The performance assessment was conducted in a side-by-side configuration over a four-week evaluation period, from October 17, 2022 to December 2, 2022, with the EC system handling up to 25% of the oily wastewater from deep well tank and the CF system handling the remaining water. During the evaluation period, the EC system operated for eight hours daily, while the CF system operated continuously throughout the day. Water from the deep well tank is split into two streams, with one going into the EC system and the other going into the existing CF system. Treated water from the EC system and the CF system flowed into their separate primary tanks for further processing. The collected data includes water quality parameters (i.e., turbidity, conductivity, and pH) and oil quality (i.e., BTU and water content) to compare the efficacies of these systems. The evaluation also assessed the electricity consumption and chemical usage of both systems.

Project Results/Findings

The EC system demonstrated effectiveness in treating oily wastewater, enhancing tramp oil collection, and reducing reliance on chemicals, leading to significant cost savings and benefits. Results showed slightly higher turbidity (1.3 nephelometric turbidity unit [NTU] difference) and lower conductivity in EC-treated water, with improved tramp oil collection efficiency (25% increase) and reduced chemical usage (60–100% reduction).
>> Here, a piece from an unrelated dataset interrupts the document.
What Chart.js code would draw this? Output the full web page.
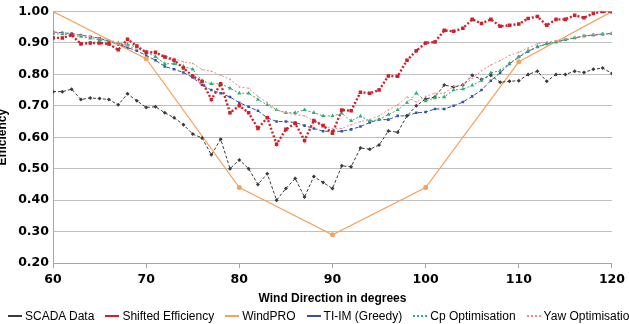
<!DOCTYPE html>
<html>
<head>
<meta charset="utf-8">
<script src="https://cdn.jsdelivr.net/npm/chart.js@4.4.0/dist/chart.umd.min.js"></script>
<style>
  html, body { margin: 0; padding: 0; background: #fff; overflow: hidden; width: 629px; height: 324px; }
  #wrap { position: absolute; left: -5px; top: 0; width: 634px; height: 324px; }
  #legend { position: absolute; left: 8px; top: 309px; white-space: nowrap; font-family: "Liberation Sans", Arial, sans-serif; font-size: 12px; color: #000; display: flex; align-items: center; }
  .item { display: inline-flex; align-items: center; margin-right: 11px; }
  .sw { display: inline-block; width: 14px; height: 0; margin-right: 3px; }
</style>
</head>
<body>
<div id="wrap"><canvas id="c" width="634" height="324"></canvas></div>
<div id="legend"></div>
<script>
const directions = [60,61,62,63,64,65,66,67,68,69,70,71,72,73,74,75,76,77,78,79,80,81,82,83,84,85,86,87,88,89,90,91,92,93,94,95,96,97,98,99,100,101,102,103,104,105,106,107,108,109,110,111,112,113,114,115,116,117,118,119,120];
const scadaData = [0.745,0.745,0.753,0.720,0.725,0.723,0.720,0.703,0.738,0.716,0.695,0.697,0.678,0.662,0.640,0.610,0.598,0.544,0.594,0.500,0.528,0.500,0.450,0.484,0.400,0.437,0.469,0.410,0.475,0.456,0.437,0.509,0.506,0.566,0.562,0.575,0.620,0.616,0.668,0.700,0.722,0.728,0.766,0.760,0.766,0.797,0.784,0.797,0.775,0.778,0.780,0.800,0.810,0.778,0.800,0.800,0.810,0.806,0.816,0.820,0.803];
const shiftedEfficiency = [0.916,0.916,0.925,0.897,0.900,0.900,0.897,0.878,0.912,0.890,0.870,0.870,0.855,0.845,0.820,0.795,0.777,0.720,0.770,0.678,0.700,0.678,0.628,0.662,0.578,0.625,0.644,0.590,0.653,0.637,0.613,0.687,0.684,0.743,0.740,0.750,0.795,0.794,0.845,0.875,0.900,0.903,0.940,0.937,0.947,0.975,0.962,0.975,0.953,0.956,0.960,0.978,0.984,0.956,0.975,0.975,0.988,0.980,0.994,1.000,1.000];
const windproDirections = [60,70,80,90,100,110,120];
const windproValues = [1.00,0.85,0.44,0.29,0.44,0.84,1.00];
const tiimGreedy = [0.935,0.932,0.930,0.925,0.920,0.915,0.905,0.895,0.885,0.875,0.860,0.845,0.825,0.816,0.806,0.790,0.766,0.750,0.740,0.728,0.710,0.697,0.684,0.662,0.650,0.650,0.647,0.637,0.628,0.619,0.619,0.619,0.625,0.634,0.647,0.656,0.656,0.668,0.668,0.678,0.680,0.690,0.690,0.700,0.712,0.730,0.750,0.780,0.805,0.833,0.855,0.873,0.887,0.897,0.903,0.910,0.916,0.922,0.925,0.928,0.930];
const cpOptimisation = [0.930,0.928,0.925,0.920,0.915,0.910,0.905,0.900,0.895,0.887,0.872,0.856,0.834,0.834,0.825,0.816,0.780,0.770,0.770,0.756,0.740,0.740,0.720,0.703,0.687,0.678,0.678,0.687,0.678,0.668,0.668,0.676,0.652,0.667,0.652,0.656,0.672,0.687,0.710,0.740,0.715,0.725,0.728,0.750,0.753,0.765,0.780,0.805,0.812,0.835,0.856,0.875,0.888,0.897,0.903,0.910,0.916,0.922,0.925,0.928,0.930];
const yawOptimisation = [0.935,0.930,0.928,0.925,0.920,0.915,0.910,0.900,0.890,0.880,0.875,0.870,0.860,0.850,0.840,0.835,0.815,0.810,0.797,0.784,0.760,0.756,0.730,0.710,0.687,0.678,0.672,0.668,0.653,0.637,0.628,0.628,0.640,0.650,0.656,0.668,0.687,0.703,0.728,0.712,0.730,0.740,0.740,0.762,0.766,0.787,0.812,0.830,0.844,0.860,0.870,0.884,0.897,0.903,0.907,0.912,0.918,0.922,0.926,0.929,0.932];
const seriesNames = ["SCADA Data", "Shifted Efficiency", "WindPRO", "TI-IM (Greedy)", "Cp  Optimisation", "Yaw  Optimisation"];
const xTitle = "Wind Direction in degrees";
const yTitle = "Efficiency";

const pts = (xs, ys) => xs.map((x, i) => ({ x: x, y: ys[i] }));

const styles = [
  { color: '#3a3a3a', width: 1, dash: [3, 2], pstyle: 'rectRot', r: 2, legendDash: 'solid' },
  { color: '#d0202a', width: 2.4, dash: [2, 2], pstyle: 'rect', r: 2.5, legendDash: 'solid' },
  { color: '#f5a25c', width: 1.2, dash: [], pstyle: 'circle', r: 2.5, legendDash: 'solid' },
  { color: '#34549c', width: 1, dash: [4, 2], pstyle: 'rect', r: 1.8, legendDash: 'solid' },
  { color: '#2fae74', width: 1, dash: [2, 2], pstyle: 'triangle', r: 2.4, legendDash: 'dotted' },
  { color: '#f08a8a', width: 1, dash: [2, 2], pstyle: 'circle', r: 0.8, legendDash: 'dotted' }
];
const seriesData = [
  pts(directions, scadaData),
  pts(directions, shiftedEfficiency),
  pts(windproDirections, windproValues),
  pts(directions, tiimGreedy),
  pts(directions, cpOptimisation),
  pts(directions, yawOptimisation)
];
const drawOrder = [3, 0, 4, 5, 2, 1];

const datasets = seriesNames.map((name, i) => ({
  label: name,
  data: seriesData[i],
  borderColor: styles[i].color,
  backgroundColor: styles[i].color,
  borderWidth: styles[i].width,
  borderDash: styles[i].dash,
  pointStyle: styles[i].pstyle,
  pointRadius: styles[i].r,
  pointBorderWidth: 0,
  pointBackgroundColor: styles[i].color,
  tension: 0,
  fill: false,
  order: drawOrder[i]
}));

const tickFont = { family: '"DejaVu Sans", sans-serif', size: 12.5, weight: 'bold', lineHeight: 1.2 };

new Chart(document.getElementById('c'), {
  type: 'line',
  data: { datasets: datasets },
  options: {
    responsive: false,
    animation: false,
    devicePixelRatio: 1,
    layout: { padding: { top: 7, right: 17, bottom: 14, left: 0 } },
    plugins: { legend: { display: false }, tooltip: { enabled: false } },
    scales: {
      x: {
        type: 'linear', min: 60, max: 120,
        ticks: { stepSize: 10, color: '#000', font: tickFont, padding: 4, maxRotation: 0 },
        grid: { drawOnChartArea: false, drawTicks: true, tickLength: 5, color: '#a6a6a6' },
        border: { display: true, color: '#a6a6a6' },
        title: { display: true, text: xTitle, color: '#000', font: { family: '"Liberation Sans", Arial, sans-serif', size: 12, weight: 'bold' }, padding: { top: 4, bottom: 4 } },
        afterFit: (s) => { s.height = 47; }
      },
      y: {
        min: 0.2, max: 1.0,
        ticks: { stepSize: 0.1, color: '#000', font: tickFont, padding: 4, callback: (v) => Number(v).toFixed(2) },
        grid: { drawTicks: false, color: '#bfbfbf' },
        border: { display: true, color: '#a6a6a6' },
        title: { display: true, text: yTitle, color: '#000', font: { family: '"Liberation Sans", Arial, sans-serif', size: 12, weight: 'bold' }, padding: { top: 0, bottom: 0 } },
        afterFit: (s) => { s.width = 58; }
      }
    }
  }
});

const legend = document.getElementById('legend');
seriesNames.forEach((name, i) => {
  const item = document.createElement('span');
  item.className = 'item';
  const sw = document.createElement('span');
  sw.className = 'sw';
  sw.style.borderTop = (styles[i].legendDash === 'dotted' ? '2px dotted ' : '2px solid ') + styles[i].color;
  const t = document.createElement('span');
  t.textContent = name;
  item.appendChild(sw);
  item.appendChild(t);
  legend.appendChild(item);
});
</script>
</body>
</html>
The higher turbidity in EC-treated water may be attributed to 1) not accounting for cold mill blow down; 2) insufficient hydraulic residence time (HRT); and 3) filtration was not used or was too loose. However, the EC process consumed more electricity (0.05 kWh per gallon of treated water) and rendered the collected oil with higher-than-expected and out-of-spec iron content (25 grams/kilograms) from the anode plates.